10.1. Testing the crontab

The crontab can also be tested. To do this you have to SSH to the machine, usually as admin to run the command.

For example, to test the my-brilliant-site.com crontab navigate to /srv/my-brilliant-site.com/config/ and run symbiosis-crontab --test crontab.

The my-brilliant-site.com crontab reads

# Send any output to Bob
#
MAILTO=bob@my-brilliant-site.com

#
# run at 18:40 every day
#
40 18 * * *       echo Hello Dave.

#
# run at 9am every Monday - Friday
#
0 9 * * mon-fri wget http://www.my-brilliant-site.com/cron.php

#
# Run once a month
#
@monthly          /usr/local/bin/monthly-job.sh

Therefore the output generated is

 Environment
 ------------------------------------------------------------------------
 HOME = /srv
 LOGNAME = admin
 PATH = /usr/local/bin:/usr/bin:/bin
 MAILTO = bob@my-brilliant-site.com
 ========================================================================

 Jobs next due -- Local time 2010-06-17T17:57:37+01:00
 ------------------------------------------------------------------------
 Date                       Command
 ------------------------------------------------------------------------
 2010-06-17T18:40:00+01:00  echo Hello Dave.
 2010-06-18T09:00:00+01:00  wget http://www.my-brilliant-site.com/cron.php
 2010-07-01T00:00:00+01:00  /usr/local/bin/monthly-job.sh
 ========================================================================

Note

The only environment variables that can be set within your crontab are PATH and MAILTO. All the rest are set automatically, and cannot be altered.

10.2. System scheduled tasks

There are various automated tasks which are executed upon a Symbiosis system. These scheduled tasks are responsible for automating things such as:

  • The addition of new IP addresses to your system.
  • The generation and upload of DNS data.

The following section document precisely which jobs are installed by default, along with their purpose.

These are the system tasks which are installed by default:

/etc/cron.d/symbiosis-common
This carries the rudimentary password checks on mail and FTP passwords on an hourly and weekly basis.
/etc/cron.d/symbiosis-cron
This is responsible for launching any user-scheduled jobs, as described in Chapter 10, Scheduled tasks, and is run every minute.
/etc/cron.d/symbiosis-firewall
The jobs here are responsible for checking for new blacklist and whitelist entries, as discussed in Section 8.5, “Blocking abusive remote hosts”. The whitelist and blacklists are regenerated every 15 minutes.
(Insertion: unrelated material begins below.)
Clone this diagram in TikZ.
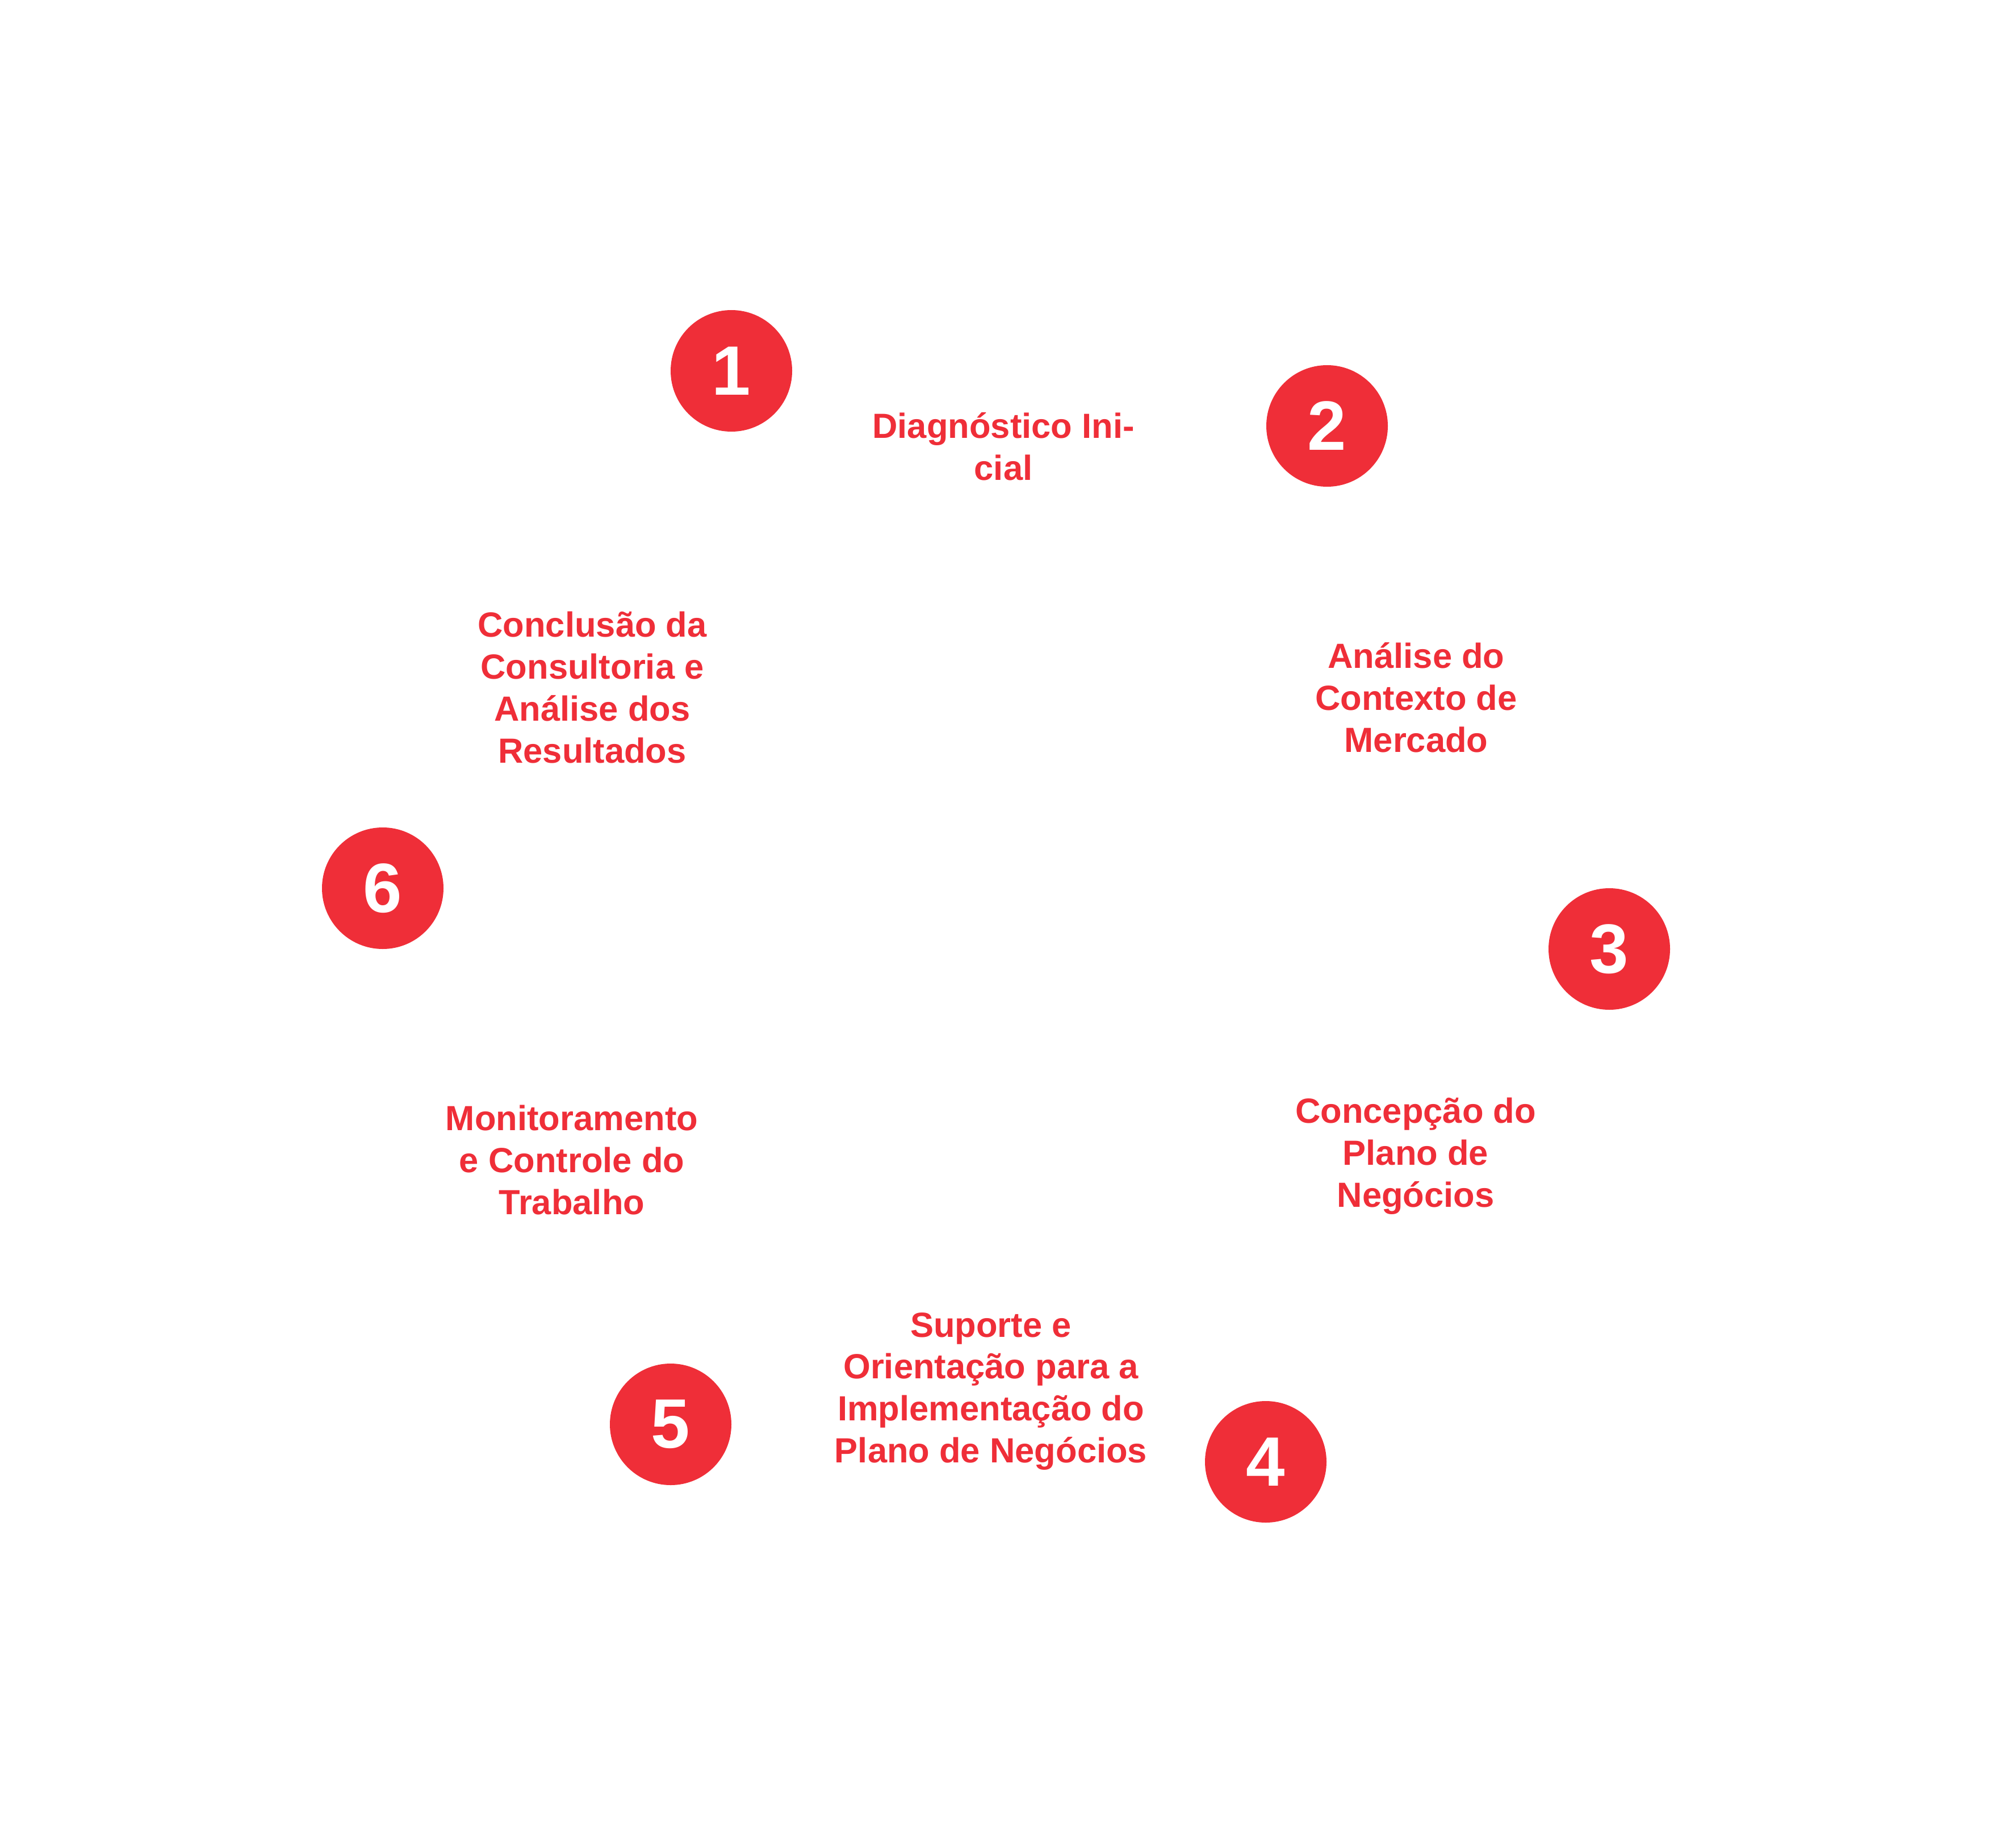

The whole firewall is reloaded hourly.
/etc/cron.d/symbiosis-monit
This schedules the Symbiosis service monitor, which is described in Chapter 13, Service Monitoring. This is run every two minutes.
/etc/cron.d/symbiosis-dns
This regenerates DNS data for all the domains in /srv/, and triggers an upload to the Bytemark DNS server.
/etc/cron.daily/symbiosis-httpd-rotate-logs
This manages rotation of the webserver log files for each domain.
/etc/cron.hourly/symbiosis-configure-ips
This adds IP addresses configured by domains in config/ip to the host.
/etc/cron.hourly/symbiosis-httpd-configure
This task creates a per-IP Apache configuration file for new IP addresses, and is closely related to the previous task.